Sunday, June 20, 2004

Scarorism and Terricity

What was, for capitalism ascendant, its self-leavening was the conquering of new markets; the uprooting of all that had gone before; the transformation of all social relations in its self-image. And all this existed, for waxing capitalism, only as an abstraction, a tendency, an impulse. In the concrete, the impulse is obstructed, and conjoined with the very source of the obstruction. What was in theory the condition for development is in practice the limit of development and vice versa. The essential nature of capital is made manifest in its deviation, its aberration from its own code for growth. So that capital announces its triumph not in the destruction of all foregoing, pre-existing, archaic relations of land and labor, but in their embrace, accommodation, absorption into the plastic stream of exchanges called the market. Private property demands just such an embrace, just this accommodation, and private property is nearest and dearest to the bourgeoisie.

The dissonance between abstract and concrete, essence and appearance, is their essential unity under the conditions of alienated, wage, labor. This unity and dissonance becomes every more acute and painful with the tendency for capital to overproduce its own forms of expropriation beyond the ability of the market to sustain the return on investment, which is the stability of property.

The critical moment for the realization of this limit to capitalism is the tremendous capitalist expansion occurring prior to and after the US Civil War. When, in a moment of historical, collective, spontaneity, Union soldiers refused to march in rank and file into the death zones of Confederate fire, but instead hit the dirt and dug earthenwork defenses, it was the end of Napoleonic influence in more ways than one. Attrition, logistics, resupply, maneuver, firepower became the measure of and method for victory. With those came Grant and Sherman's "total war," war against infrastructure and economy. It was capital in all its brutal flowering.

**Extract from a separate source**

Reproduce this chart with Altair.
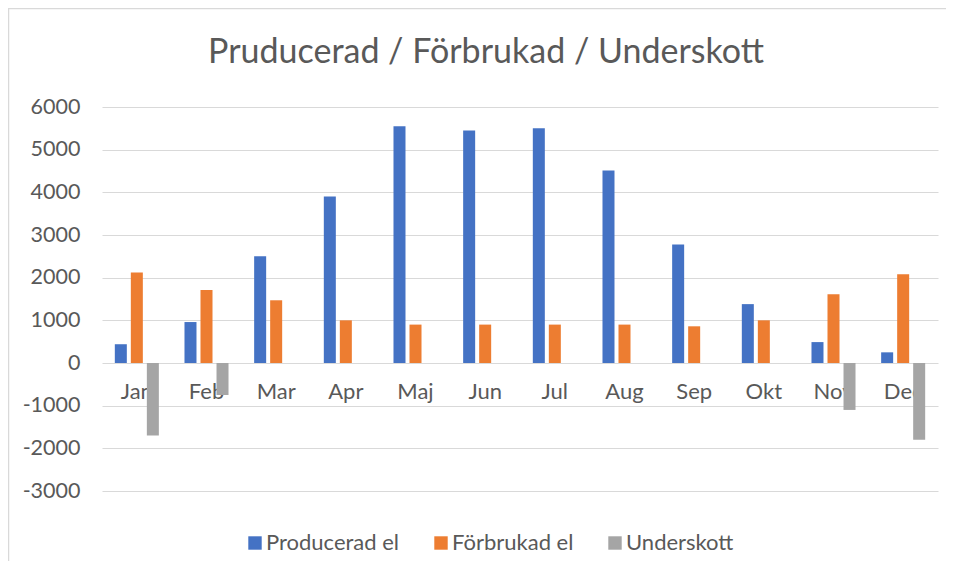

But war was not revolution, and the military destruction of property was nowhere near as risky as the reorganization of Southern landed property. It was from this task that the bourgeoisie turned not just away, but against, determined that private property in its backward forms was essential to the security of all its forms.

The Spanish-American War certified the conservator role of the bourgeoisie, as US capitalism simultaneously replaced the backward Spanish capitalists while preserving the backward relations of land and labor against the prospects of social revolution. The intervention of the US was the reverse anticipation of the revolutionists demand in WW 1 to "Turn the Imperialist War into Civil War," as, in the Philippines, in Cuba, the civil was pre-emptively turned into an imperialist one.

For advanced, even sclerotic, capitalism the preservation of private property is still and always the order of the day. The overgrowth of the productive apparatus beyond the ability of markets, of exchange, to realize profit means that the impulse to destruction of archaic forms is now the impulse to the destruction of capital itself. Thus the expansion of capital is pre-figured, accompanied, immediately followed by the destruction of the productive base, of the living standards, of the very fabric of social life. Advanced production detaches itself more and more from the overall advancement, the overall reproduction of social development. Dreaming of an existence like Jack Welch's ideal barges, capital sees itself floating from tax haven to tax haven, free zone to free zone, cheap labor pool to cheap labor pool. The world's population during both economic recovery and contraction resembles more and more refugees, displaced persons, camp followers.

Under these conditions, terror and scarcity are the perfect (mis)representations of overproduction and social destruction-- the first un-defining the source of economic uncertainty, the second providing the necessary distraction from the actual destruction of productive capabilities. Terror and scarcity are the peace dividend of overproduced capitalism.